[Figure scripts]
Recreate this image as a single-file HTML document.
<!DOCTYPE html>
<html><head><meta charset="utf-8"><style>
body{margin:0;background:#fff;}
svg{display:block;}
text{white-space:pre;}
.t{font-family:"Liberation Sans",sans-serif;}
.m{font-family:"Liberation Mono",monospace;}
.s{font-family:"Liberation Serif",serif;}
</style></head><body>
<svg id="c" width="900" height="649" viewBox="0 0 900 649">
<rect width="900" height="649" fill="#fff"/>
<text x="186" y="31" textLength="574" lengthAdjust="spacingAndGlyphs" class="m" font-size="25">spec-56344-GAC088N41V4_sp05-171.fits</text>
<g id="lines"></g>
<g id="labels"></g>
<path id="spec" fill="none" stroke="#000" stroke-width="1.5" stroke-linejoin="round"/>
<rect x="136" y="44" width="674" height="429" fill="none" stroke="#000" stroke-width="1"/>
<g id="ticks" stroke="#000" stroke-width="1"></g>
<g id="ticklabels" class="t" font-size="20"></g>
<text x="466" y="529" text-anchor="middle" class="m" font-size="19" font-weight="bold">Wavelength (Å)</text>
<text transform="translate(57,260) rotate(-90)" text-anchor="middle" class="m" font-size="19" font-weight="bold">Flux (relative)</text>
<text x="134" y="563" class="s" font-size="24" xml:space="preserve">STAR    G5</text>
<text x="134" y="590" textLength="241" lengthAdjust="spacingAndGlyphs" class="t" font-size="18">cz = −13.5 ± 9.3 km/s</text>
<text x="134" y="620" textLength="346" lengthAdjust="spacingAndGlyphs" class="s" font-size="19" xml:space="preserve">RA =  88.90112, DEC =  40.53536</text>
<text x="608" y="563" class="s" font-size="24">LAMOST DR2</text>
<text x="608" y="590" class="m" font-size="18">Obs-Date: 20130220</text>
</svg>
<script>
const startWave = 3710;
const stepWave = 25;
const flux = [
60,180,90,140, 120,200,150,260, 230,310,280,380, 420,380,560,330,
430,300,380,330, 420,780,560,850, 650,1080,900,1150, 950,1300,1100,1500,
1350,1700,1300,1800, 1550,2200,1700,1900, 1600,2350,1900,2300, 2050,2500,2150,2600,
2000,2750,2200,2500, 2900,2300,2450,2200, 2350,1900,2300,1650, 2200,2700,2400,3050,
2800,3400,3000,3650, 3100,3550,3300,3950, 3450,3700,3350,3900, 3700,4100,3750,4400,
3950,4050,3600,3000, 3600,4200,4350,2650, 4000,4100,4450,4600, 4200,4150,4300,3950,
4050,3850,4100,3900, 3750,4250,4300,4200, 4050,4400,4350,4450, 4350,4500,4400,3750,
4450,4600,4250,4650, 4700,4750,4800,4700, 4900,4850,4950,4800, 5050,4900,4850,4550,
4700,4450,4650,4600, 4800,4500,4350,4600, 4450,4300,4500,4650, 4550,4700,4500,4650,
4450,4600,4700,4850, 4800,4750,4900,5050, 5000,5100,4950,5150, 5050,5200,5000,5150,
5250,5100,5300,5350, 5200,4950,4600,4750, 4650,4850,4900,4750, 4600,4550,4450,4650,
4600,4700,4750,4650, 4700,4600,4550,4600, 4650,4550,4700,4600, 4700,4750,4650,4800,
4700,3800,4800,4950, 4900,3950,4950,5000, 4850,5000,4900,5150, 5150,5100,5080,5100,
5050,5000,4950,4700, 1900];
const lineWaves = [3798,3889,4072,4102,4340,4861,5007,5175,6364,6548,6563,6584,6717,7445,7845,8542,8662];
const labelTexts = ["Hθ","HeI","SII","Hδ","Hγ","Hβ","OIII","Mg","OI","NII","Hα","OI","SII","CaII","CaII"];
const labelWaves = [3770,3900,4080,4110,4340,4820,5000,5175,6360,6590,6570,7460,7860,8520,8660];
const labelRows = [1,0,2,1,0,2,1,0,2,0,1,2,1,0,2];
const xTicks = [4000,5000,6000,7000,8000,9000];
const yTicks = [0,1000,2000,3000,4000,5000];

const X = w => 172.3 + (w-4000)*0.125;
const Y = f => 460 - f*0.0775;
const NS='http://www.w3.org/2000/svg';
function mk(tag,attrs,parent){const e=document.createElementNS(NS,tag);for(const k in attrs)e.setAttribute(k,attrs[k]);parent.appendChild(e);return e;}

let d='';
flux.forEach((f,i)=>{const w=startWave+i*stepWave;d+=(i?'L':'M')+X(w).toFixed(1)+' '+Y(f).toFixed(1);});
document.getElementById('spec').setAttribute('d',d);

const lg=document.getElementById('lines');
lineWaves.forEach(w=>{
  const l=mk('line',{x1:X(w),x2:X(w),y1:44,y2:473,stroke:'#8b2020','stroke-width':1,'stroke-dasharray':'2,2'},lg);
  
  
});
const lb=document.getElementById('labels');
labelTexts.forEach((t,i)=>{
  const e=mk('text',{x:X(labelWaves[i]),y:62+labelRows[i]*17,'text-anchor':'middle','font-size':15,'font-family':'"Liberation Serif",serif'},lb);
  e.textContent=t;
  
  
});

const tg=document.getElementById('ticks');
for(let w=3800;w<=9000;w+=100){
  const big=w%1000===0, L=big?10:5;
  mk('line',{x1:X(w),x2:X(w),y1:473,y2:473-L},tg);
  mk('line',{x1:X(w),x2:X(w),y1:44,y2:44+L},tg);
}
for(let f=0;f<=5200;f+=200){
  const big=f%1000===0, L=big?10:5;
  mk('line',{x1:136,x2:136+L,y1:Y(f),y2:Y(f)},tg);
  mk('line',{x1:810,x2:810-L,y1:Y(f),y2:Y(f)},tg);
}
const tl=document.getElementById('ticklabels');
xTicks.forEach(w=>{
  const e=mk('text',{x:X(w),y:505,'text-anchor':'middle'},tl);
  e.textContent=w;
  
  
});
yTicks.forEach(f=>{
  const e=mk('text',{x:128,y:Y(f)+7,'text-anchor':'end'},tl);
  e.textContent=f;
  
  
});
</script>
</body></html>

---

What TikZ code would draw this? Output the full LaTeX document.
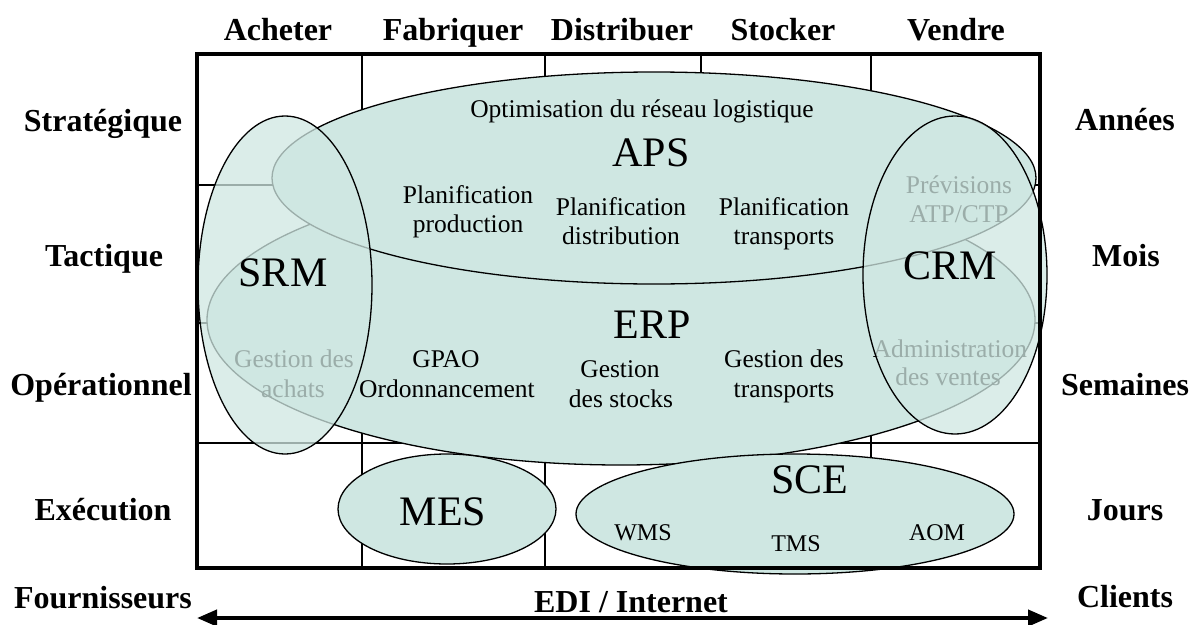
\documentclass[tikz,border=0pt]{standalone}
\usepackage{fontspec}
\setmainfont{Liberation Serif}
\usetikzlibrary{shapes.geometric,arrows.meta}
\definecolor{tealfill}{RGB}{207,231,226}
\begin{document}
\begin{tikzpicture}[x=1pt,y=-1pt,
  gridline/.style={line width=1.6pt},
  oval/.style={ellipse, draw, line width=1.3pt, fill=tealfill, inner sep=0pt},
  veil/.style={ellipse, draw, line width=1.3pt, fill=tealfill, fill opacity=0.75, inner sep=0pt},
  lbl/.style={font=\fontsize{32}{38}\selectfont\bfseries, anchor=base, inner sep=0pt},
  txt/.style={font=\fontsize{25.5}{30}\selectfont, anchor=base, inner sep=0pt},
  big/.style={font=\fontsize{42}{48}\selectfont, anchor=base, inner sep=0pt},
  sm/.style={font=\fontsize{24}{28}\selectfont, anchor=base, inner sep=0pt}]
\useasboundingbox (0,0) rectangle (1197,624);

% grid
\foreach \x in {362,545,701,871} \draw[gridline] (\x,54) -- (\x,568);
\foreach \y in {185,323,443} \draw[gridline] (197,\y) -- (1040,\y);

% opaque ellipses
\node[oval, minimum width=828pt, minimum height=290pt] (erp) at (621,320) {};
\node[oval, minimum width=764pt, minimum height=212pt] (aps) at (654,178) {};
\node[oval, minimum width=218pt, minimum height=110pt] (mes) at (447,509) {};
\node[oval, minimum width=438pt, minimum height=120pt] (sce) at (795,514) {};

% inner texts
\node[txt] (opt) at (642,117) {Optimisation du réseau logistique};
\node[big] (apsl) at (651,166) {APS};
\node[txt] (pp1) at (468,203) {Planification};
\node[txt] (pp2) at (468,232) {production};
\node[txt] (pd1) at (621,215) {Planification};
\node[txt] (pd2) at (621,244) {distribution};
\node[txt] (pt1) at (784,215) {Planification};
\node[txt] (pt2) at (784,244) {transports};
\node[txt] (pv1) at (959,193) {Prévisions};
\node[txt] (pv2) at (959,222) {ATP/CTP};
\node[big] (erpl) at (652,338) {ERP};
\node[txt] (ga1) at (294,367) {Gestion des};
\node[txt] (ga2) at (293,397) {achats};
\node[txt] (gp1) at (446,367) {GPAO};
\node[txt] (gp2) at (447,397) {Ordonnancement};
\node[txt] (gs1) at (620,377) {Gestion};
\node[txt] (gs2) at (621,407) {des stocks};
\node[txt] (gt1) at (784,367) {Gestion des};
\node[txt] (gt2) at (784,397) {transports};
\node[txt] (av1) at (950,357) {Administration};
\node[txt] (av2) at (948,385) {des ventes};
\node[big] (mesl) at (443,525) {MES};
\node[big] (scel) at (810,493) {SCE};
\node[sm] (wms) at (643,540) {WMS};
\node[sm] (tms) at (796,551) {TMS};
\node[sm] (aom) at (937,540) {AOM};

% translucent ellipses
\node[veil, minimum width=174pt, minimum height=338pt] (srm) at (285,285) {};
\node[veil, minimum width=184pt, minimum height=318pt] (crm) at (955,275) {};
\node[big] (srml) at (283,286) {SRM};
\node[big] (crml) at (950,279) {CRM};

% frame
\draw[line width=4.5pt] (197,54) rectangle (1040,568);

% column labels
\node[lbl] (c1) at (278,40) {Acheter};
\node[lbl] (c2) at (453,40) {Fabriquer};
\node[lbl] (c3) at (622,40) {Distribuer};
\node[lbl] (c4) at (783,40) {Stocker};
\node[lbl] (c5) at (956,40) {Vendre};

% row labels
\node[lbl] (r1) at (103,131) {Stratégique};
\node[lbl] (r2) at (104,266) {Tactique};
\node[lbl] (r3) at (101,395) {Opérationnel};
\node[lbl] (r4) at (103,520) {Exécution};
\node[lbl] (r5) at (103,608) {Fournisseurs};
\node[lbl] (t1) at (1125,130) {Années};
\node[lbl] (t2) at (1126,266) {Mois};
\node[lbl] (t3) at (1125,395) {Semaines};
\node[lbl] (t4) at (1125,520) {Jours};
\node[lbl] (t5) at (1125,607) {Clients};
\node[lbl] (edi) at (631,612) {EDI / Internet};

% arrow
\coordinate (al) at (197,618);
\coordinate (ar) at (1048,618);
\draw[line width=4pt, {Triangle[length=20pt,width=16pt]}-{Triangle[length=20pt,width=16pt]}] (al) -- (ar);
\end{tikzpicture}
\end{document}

[PROBLEM TO WORK ON]
Copy, from the material above, each line in which the string "draw" occurs.

[TASK RESPONSE]
What TikZ code would draw this? Output the full LaTeX document.
  oval/.style={ellipse, draw, line width=1.3pt, fill=tealfill, inner sep=0pt},
  veil/.style={ellipse, draw, line width=1.3pt, fill=tealfill, fill opacity=0.75, inner sep=0pt},
\foreach \x in {362,545,701,871} \draw[gridline] (\x,54) -- (\x,568);
\foreach \y in {185,323,443} \draw[gridline] (197,\y) -- (1040,\y);
\draw[line width=4.5pt] (197,54) rectangle (1040,568);
\draw[line width=4pt, {Triangle[length=20pt,width=16pt]}-{Triangle[length=20pt,width=16pt]}] (al) -- (ar);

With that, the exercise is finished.